Hier bin ich anderer Meinung als von Schirach. Ich kann mich sehr gut an ein mich bewegendes Interview im Radio erinnern, in dem der Rechtsanwalt von Gäfgen sagte, er werde seinem Mandanten raten, die Verantwortung für seine Tat zu übernehmen. Ist das nicht auch ein Wert, ein Interesse des Schuldigen, sich selbst später im Spiegel anschauen zu können, mit dem Wissen einen großen, schwerwiegenden Fehler gemacht zu haben, aber auch die Konsequenzen dafür zu tragen? Ich finde, dass derjenige, der mir hilft die Verantwortung für meine Fehler zu übernehmen, durchaus in meinem Interesse handelt.

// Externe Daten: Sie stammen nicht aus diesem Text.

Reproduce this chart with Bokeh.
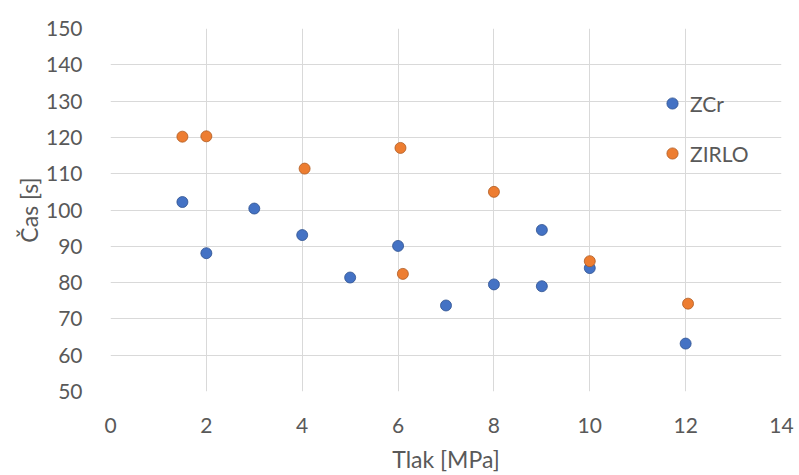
from bokeh.plotting import figure
from bokeh.models import Range1d, FixedTicker, Legend, LegendItem
from bokeh.embed import file_html
from bokeh.resources import INLINE

# Data
zcr_x = [1.5, 2.0, 3.0, 4.0, 5.0, 6.0, 7.0, 8.0, 9.0, 9.0, 10.0, 12.0]
zcr_y = [102.2, 88.1, 100.4, 93.1, 81.4, 90.1, 73.7, 79.5, 79.0, 94.5, 84.0, 63.2]
zirlo_x = [1.5, 2.0, 4.05, 6.05, 6.1, 8.0, 10.0, 12.05]
zirlo_y = [120.2, 120.3, 111.4, 117.1, 82.4, 105.0, 85.9, 74.2]
x_ticks = [0, 2, 4, 6, 8, 10, 12, 14]
y_ticks = [50, 60, 70, 80, 90, 100, 110, 120, 130, 140, 150]

FONT = "Lato"
GRAY = "#595959"

p = figure(width=799, height=475, output_backend="svg", toolbar_location=None,
           x_range=Range1d(0, 14), y_range=Range1d(50, 150),
           min_border_left=110, min_border_right=18, min_border_top=28, min_border_bottom=83)
p.outline_line_color = None
p.background_fill_color = "white"
p.border_fill_color = "white"

for ax in (p.xaxis[0], p.yaxis[0]):
    ax.axis_line_color = None
    ax.major_tick_line_color = None
    ax.minor_tick_line_color = None
    ax.major_label_text_font = FONT
    ax.major_label_text_font_size = "21px"
    ax.major_label_text_color = GRAY
    ax.axis_label_text_font = FONT
    ax.axis_label_text_font_size = "23px"
    ax.axis_label_text_color = GRAY
    ax.axis_label_text_font_style = "normal"

p.xaxis.ticker = FixedTicker(ticks=x_ticks)
p.yaxis.ticker = FixedTicker(ticks=y_ticks)
p.xaxis.axis_label = "Tlak [MPa]"
p.yaxis.axis_label = "Čas [s]"
p.xaxis.major_label_standoff = 20
p.yaxis.major_label_standoff = 22
p.xaxis.axis_label_standoff = 9
p.yaxis.axis_label_standoff = 0

p.xgrid.ticker = FixedTicker(ticks=x_ticks)
p.ygrid.ticker = FixedTicker(ticks=y_ticks)
p.xgrid.grid_line_color = "#D9D9D9"
p.ygrid.grid_line_color = "#D9D9D9"

r1 = p.scatter(zcr_x, zcr_y, size=11, fill_color="#4472C4", line_color="#2F528F", line_width=0.8)
r2 = p.scatter(zirlo_x, zirlo_y, size=11, fill_color="#ED7D31", line_color="#AE5A21", line_width=0.8)

legend = Legend(items=[LegendItem(label="ZCr", renderers=[r1]),
                       LegendItem(label="ZIRLO", renderers=[r2])],
                location=(548, 224))
legend.background_fill_alpha = 0
legend.border_line_color = None
legend.padding = 0
legend.margin = 0
legend.spacing = 22
legend.glyph_width = 28
legend.glyph_height = 28
legend.label_height = 28
legend.label_standoff = 4
legend.label_text_font = FONT
legend.label_text_font_size = "21px"
legend.label_text_color = GRAY
p.add_layout(legend)

open("out.html", "w").write(file_html(p, INLINE))
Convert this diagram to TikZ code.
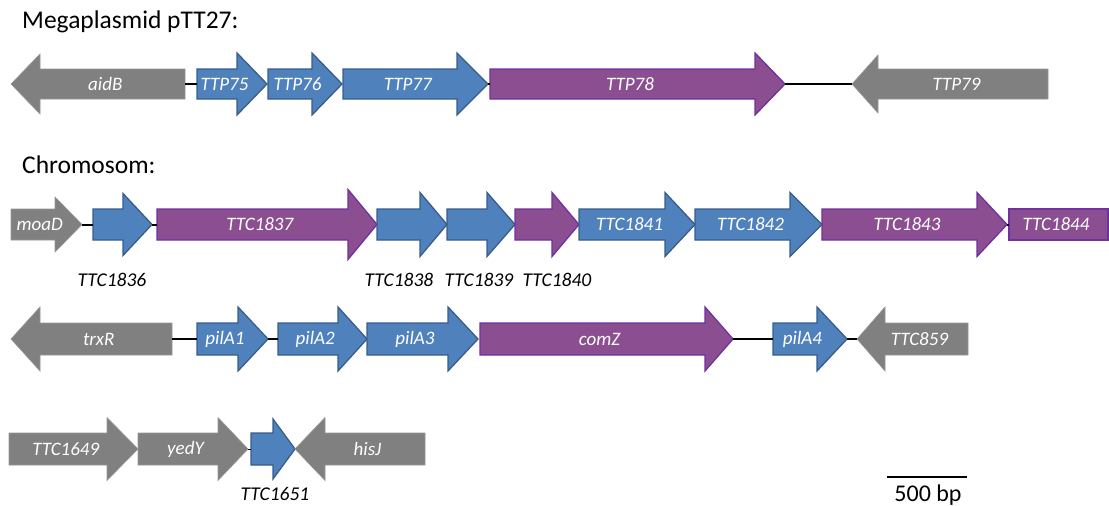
\documentclass[tikz,border=0pt]{standalone}
\usepackage{fontspec}
\setmainfont{Carlito}
\definecolor{ggray}{RGB}{128,128,128}
\definecolor{ggrayline}{RGB}{150,150,150}
\definecolor{gblue}{RGB}{79,129,189}
\definecolor{gblueline}{RGB}{56,93,138}
\definecolor{gpurple}{RGB}{139,79,145}
\definecolor{gpurpleline}{RGB}{112,48,160}
\tikzset{
  grayg/.style={fill=ggray,draw=ggrayline,line width=0.6pt},
  blueg/.style={fill=gblue,draw=gblueline,line width=1.3pt,line join=miter},
  purpleg/.style={fill=gpurple,draw=gpurpleline,line width=1.3pt,line join=miter},
  gnode/.style={inner sep=0pt,outer sep=0pt,minimum height=30pt,draw=none},
  glabel/.style={text=white,font=\fontsize{19}{21}\selectfont\itshape,inner sep=0pt},
  blabel/.style={text=black,font=\fontsize{19.5}{21}\selectfont\itshape,inner sep=0pt},
  title/.style={font=\fontsize{25.5}{28}\selectfont,anchor=base west,inner sep=0pt},
  link/.style={line width=2pt,black},
}
% #1 style, #2 name, #3 x start, #4 x head base, #5 x tip, #6 y centre, #7 body half height, #8 head half height, #9 label
\newcommand\gene[9]{%
  \draw[#1] (#3,#6-#7) -- (#4,#6-#7) -- (#4,#6-#8) -- (#5,#6) -- (#4,#6+#8) -- (#4,#6+#7) -- (#3,#6+#7) -- cycle;
  \pgfmathsetmacro\gw{abs(#5-#3)}%
  \node[gnode,minimum width=\gw pt] (#2) at ({(#3+#5)/2},#6) {};
  \node[glabel] (#2-lab) at ({(#3+(#4+#5)/2)/2},#6) {#9};
}
\begin{document}
\begin{tikzpicture}[x=1pt,y=-1pt]
\useasboundingbox (0,0) rectangle (1109,506);

\node[title] (t1) at (22,28) {Megaplasmid pTT27:};
\node[title] (t2) at (22,173) {Chromosom:};

% Row 1
\gene{grayg}{aidB}{185}{40}{11}{84}{15}{30}{aidB}
\gene{blueg}{TTP75}{197}{237}{267}{84}{15}{31}{TTP75}
\gene{blueg}{TTP76}{268}{312}{342}{84}{15}{31}{TTP76}
\gene{blueg}{TTP77}{343}{457}{488}{84}{15}{31}{TTP77}
\gene{purpleg}{TTP78}{490}{755}{785}{84}{15}{31}{TTP78}
\gene{grayg}{TTP79}{1048}{878}{852}{84}{15}{29}{TTP79}
\draw[link] (aidB.east) -- (TTP75.west);
\draw[link] (TTP77.east) -- (TTP78.west);
\draw[link] (TTP78.east) -- (TTP79.west);

% Row 2
\gene{grayg}{moaD}{11}{55}{82}{224.5}{15.5}{27.5}{moaD}
\gene{blueg}{TTC1836}{93}{123}{152}{224.5}{15.5}{31}{}
\gene{purpleg}{TTC1837}{157}{348}{377}{224.5}{15.5}{35}{TTC1837}
\gene{blueg}{TTC1838}{377}{420}{447}{224.5}{15.5}{32}{}
\gene{blueg}{TTC1839}{447}{487}{515}{224.5}{15.5}{32}{}
\gene{purpleg}{TTC1840}{515}{552}{579}{224.5}{15.5}{32}{}
\gene{blueg}{TTC1841}{579}{665}{695}{224.5}{15.5}{32}{TTC1841}
\gene{blueg}{TTC1842}{695}{790}{822}{224.5}{15.5}{32}{TTC1842}
\gene{purpleg}{TTC1843}{822}{977}{1007}{224.5}{15.5}{32}{TTC1843}
\draw[purpleg] (1009,209) rectangle (1108,240);
\node[gnode,minimum width=99pt] (TTC1844) at (1058.5,224.5) {};
\node[glabel] (TTC1844-lab) at (1056,224.5) {TTC1844};
\draw[link] (moaD.east) -- (TTC1836.west);
\draw[link] (TTC1836.east) -- (TTC1837.west);
\draw[link] (TTC1843.east) -- (TTC1844.west);
\node[blabel] (l1836) at (112,280) {TTC1836};
\node[blabel] (l1838) at (399,280) {TTC1838};
\node[blabel] (l1839) at (479,280) {TTC1839};
\node[blabel] (l1840) at (557,280) {TTC1840};

% Row 3
\gene{grayg}{trxR}{172}{40}{11}{339}{16}{32}{trxR}
\gene{blueg}{pilA1}{197}{238}{268}{339}{16}{32}{pilA1}
\gene{blueg}{pilA2}{278}{338}{367}{339}{16}{32}{pilA2}
\gene{blueg}{pilA3}{367}{448}{478}{339}{16}{32}{pilA3}
\gene{purpleg}{comZ}{480}{705}{733}{339}{16}{32}{comZ}
\gene{blueg}{pilA4}{773}{817}{847}{339}{16}{32}{pilA4}
\gene{grayg}{TTC859}{968}{885}{857}{339}{16}{32}{TTC859}
\draw[link] (trxR.east) -- (pilA1.west);
\draw[link] (pilA1.east) -- (pilA2.west);
\draw[link] (comZ.east) -- (pilA4.west);
\draw[link] (pilA4.east) -- (TTC859.west);

% Row 4
\gene{grayg}{TTC1649}{9}{107}{138}{449}{16}{31.5}{TTC1649}
\gene{grayg}{yedY}{138}{218}{248}{449}{16}{31.5}{yedY}
\gene{blueg}{TTC1651}{251}{273}{295}{449}{16}{30}{}
\gene{grayg}{hisJ}{425}{325}{295}{449}{16}{31.5}{hisJ}
\draw[link,line width=1pt] (yedY.east) -- (TTC1651.west);
\node[blabel] (l1651) at (275,494) {TTC1651};

% scale bar
\coordinate (sb1) at (887,477);
\coordinate (sb2) at (967,477);
\draw[link,line width=2.5pt] (sb1) -- (sb2);
\node[font=\fontsize{24}{26}\selectfont,anchor=base,inner sep=0pt] (sbl) at (928,501) {500 bp};
\end{tikzpicture}
\end{document}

Und macht sich nicht eher der Rechtsanwalt mindestens moralisch schuldig, der seinen schuldigen Mandanten frei davon kommen lässt und ihn so möglicherweise zu einer Wiederholung seiner Handlung veranlasst, weil ja nichts passiert?
An diesem Punkt möchte ich kein Rechtsanwalt sein, wenn sich nur mein Erfolg daran misst, dass ich Schuldige nicht verteidige, sondern rausboxe und mir dabei jedes Mittel gelegen kommt.
Und ich verstehe ehrlich nicht, dass Herr von Schirach hier die Meinung vertritt, der Verteidiger hätte sich dafür einsetzen müssen, den Kindsmörder Gäfgen ungestraft davon kommen zu lassen, an anderer Stelle im selben Buch aber zweimal bemerkt, dass die Richter für jeden Mord eines NS- Täters nur fünf Minuten Freiheitsstrafe verhängt haben. Lag das an den erfolgreichen Gegenspielern des Gerichts?